Prep Time: 20 minutes    Cook Time: 3-4 hours    Serves: 5 cups (give or take)

  • 1/4 cup unsalted butter-- 81 miles
  • 2 large onions, diced-- 0 miles
  • 5 cloves of garlic, minced-- 0 miles
  • 9 cups chopped tomatoes--a mix of heirlooms and round reds is great here-- 0 miles
  • 1 pint cherry tomatoes (we used sun golds) -- 0 miles
  • 1 cup of dry red wine--20 miles
  • 2 teaspoons dried oregano-- 0 miles
  • 3/4 cup basil leaves, chopped-- 0 miles
  • plenty of fine sea salt--157 miles
  • Ground black pepper--milage unknown

Preparation

  1. In a large saucepan heat the butter over medium heat. Add the onion and cook until tender, about 6 minutes. Add the garlic and cook for two minutes longer. Stir in the tomatoes, red wine, oregano and basil. Season with lots of salt and pepper.
  2. Cook the sauce over medium heat for about 30 minutes, stirring occasionally. Then reduce the heat to low, and simmer for about 3-4 hours, or until thickened. Taste for seasonings and adjust as needed.
  3. Use an immersion blender to blend the sauce or a potato masher to mash it up. If you like it on the thicker side with some texture use the potato masher, if you like it smooth and creamy, use and immersion blender or regular blender. Let the sauce cool to room temperature.
  4. Once the sauce has cooled to room temperature, ladle into mason jars making sure to leave at least 2 inches of head space (as to not let the jars crack). Place in the fridge for 8 hours before transferring to the freezer. This step also helps insure the jars won't crack when frozen.
  5. Store in the freezer all winter long for all of your favorite tomato sauce dishes!

Notes

*There's no need to peel or seed your tomatoes (especially when you're using fresh, in season ones


Leave a Reply

15 thoughts on “Farm Stand Tomato Sauce

  1. Ali says:

    “The panic I saw real”, soooo true! I keep mentally trying to calculate remaining freezer space to see if I can cram everything I want to in there. Going to try and can some too this fall but I have a love/hate relationship with canning.

  2. Jill Hudgins says:

    Do you remove the skins and seeds from your tomatoes first?

    1. Andrea says:

      No. There’s no need to.

  3. Atowle says:

    Love this recipe! Tomatoes are in season so this works out great! Atowle|https://formationvacations.com/

  4. Amy says:

    Sounds like a great recipe! I was thinking I’d pressure can this sauce…we have limited freezer space and I always forget to take stuff out to defrost anyhow. Any advice or thoughts on that?

    1. Charlene says:

      The addition of onion, garlic, etc should be considered when considering freeze or can. May need extra processing time for canning. Don’t just use suggested time for canning tomatoes but check to see if extra time should be added for additional ingredients.

  5. christine says:

    I can taste it already.
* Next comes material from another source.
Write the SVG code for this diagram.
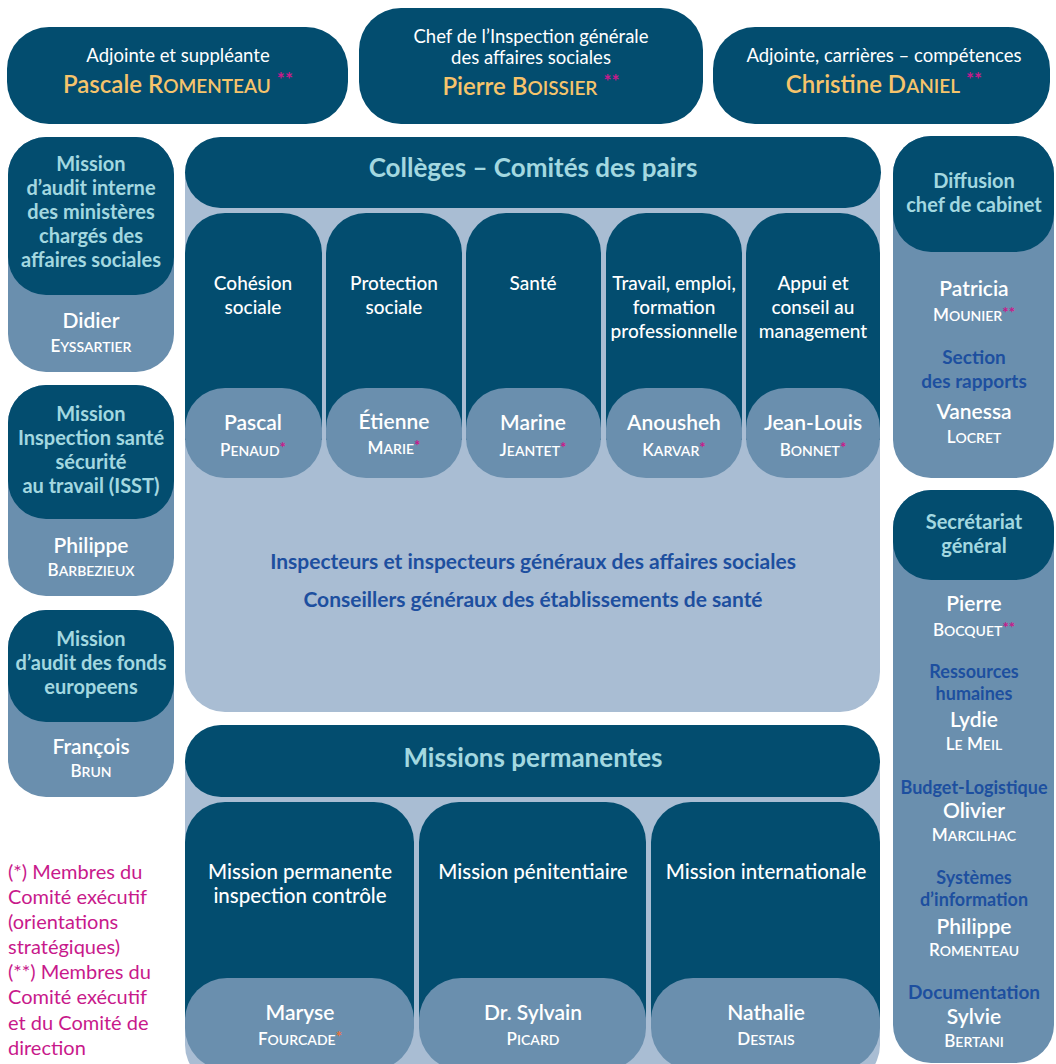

Daaaaaaaaaamn that’s good:)

  6. Beth Ericsson says:

    I have found it’s easiest and takes up the least space when frozen in food saver bags. I pile them on top of each other, laying them flat on a cookie sheet so they will be flat. Much more compact and takes up less space than jars!

  7. john says:

    awesome recipe Andrea

  8. Lauri says:

    Can you can this instead of freezing? Not much freezer space but tons of ingredients from my garden.

    1. Andrea says:

      You can totally can this. I’d add the proper amount of acid (which you could look up for this quantity) I hope that’s helpful!!

  9. Anna-Karin says:

    Maby a stupid beginners question but, should I have the lid on when cooking for 3-4 hours?
    Love your instagram!
    Anna-Karin in Sweden

  10. Julie Sebby says:

    Helpful addition to this would be how many pounds of tomatoes gets the 9 cups and how many jars it makes. Thank you!

  11. Julie Sebby says:

    Whole tomatoes contain a lot of water. Should you squeeze the waters out of the tomatoes when cutting or does it not matter what goes into the pot? Thank you!

    1. Andrea says:

      It doesn’t matter for the sauce! You just continue to cook until the sauce reaches your desired consistency. The moisture in the tomatoes adds so much flavor so I wouldn’t recommend squeezing it out. I hope that’s helpful!